High Street: High Demand and Shortage of Available Space

 

Prime retail corridors continue to show high activity during the first quarter of the year. Leasing activity has seen significant growth compared to the same period last year, driven by sustained interest from retailers, especially in prime locations.

 

Availability remains at very low levels, reflecting the limited supply in the market: around 2% in Madrid and close to 3% in Barcelona. This shortage of space, coupled with active demand, continues to put pressure on the market, although prime rents remain stable at the start of the year—around €245/m²/month in Madrid and €235/m²/month in Barcelona—following the increases recorded in 2025.

 

By operator type, fashion leads leasing activity, followed by specialty retail, with notable dynamism in segments such as optical, beauty, and perfumery.

 

Shopping Centers: Operational Improvement and Growth in Foot Traffic

 

Shopping centers have continued the positive trend observed in recent years, with increases in both sales and foot traffic during the first quarter. Leisure stands out as the main driver of growth, with categories such as movie theaters and gyms making a decisive contribution to the recovery in foot traffic.

 

Strong operational performance translates into an average occupancy rate of 94.5%, surpassing recent historical levels. However, demand remains selective, concentrated on anchor tenants and those who have prioritized tenant mix renewal and enhancing the customer experience.

 

In terms of retail activity, fashion remains the main driver of expansion, followed by restaurants and accessories.

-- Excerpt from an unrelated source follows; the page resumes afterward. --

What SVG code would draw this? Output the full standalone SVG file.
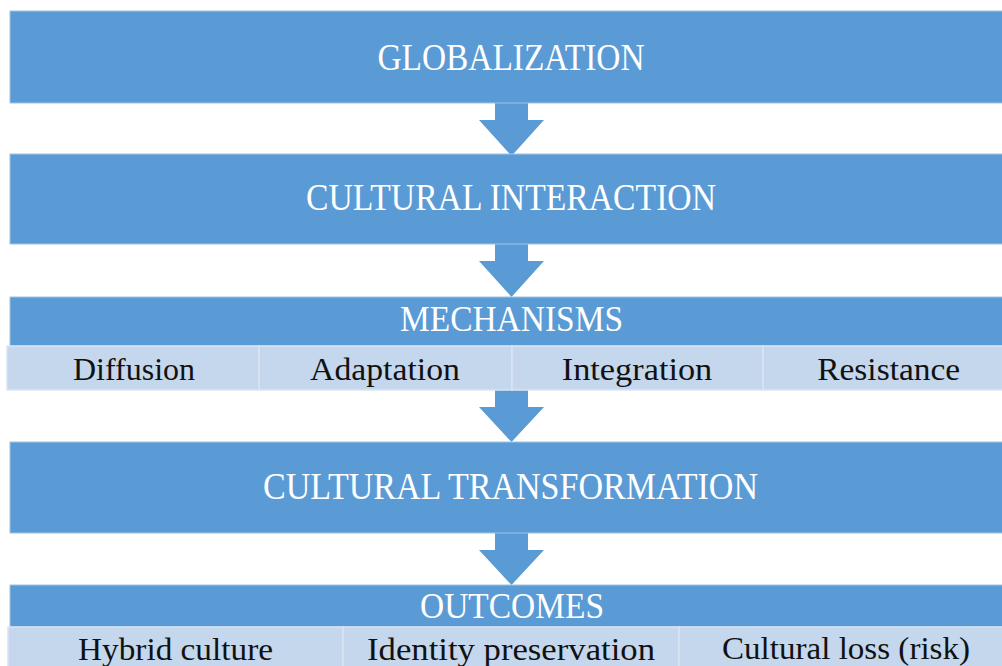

Meanwhile, prime rents remain stable at around €50/sq. m/month, with prospects for slight variations depending on the evolution of the economic environment.

 

Investment: strong start to the year and high investor confidence

 

Retail investment volume has seen notable growth during the first quarter, reaching levels not seen since 2015. This momentum reflects investor confidence in the sector, supported by operational improvements in assets and the stabilization of yields.

 

By segment, shopping centers clearly lead investment activity, followed by retail parks, whose share of the market has increased significantly. High Street properties, while still attracting interest—especially from private investors—are seeing a more moderate pace of transactions.

 

In terms of returns, a stabilization trend is observed on the High Street, while shopping centers continue to see yields trending downward, in line with improved investor appetite.

 

Looking ahead to the coming months, the retail market’s performance will remain influenced by macroeconomic and geopolitical factors. However, strong tourism, stabilizing consumer spending, and investor interest continue to create a favorable environment, particularly for higher-quality assets and locations.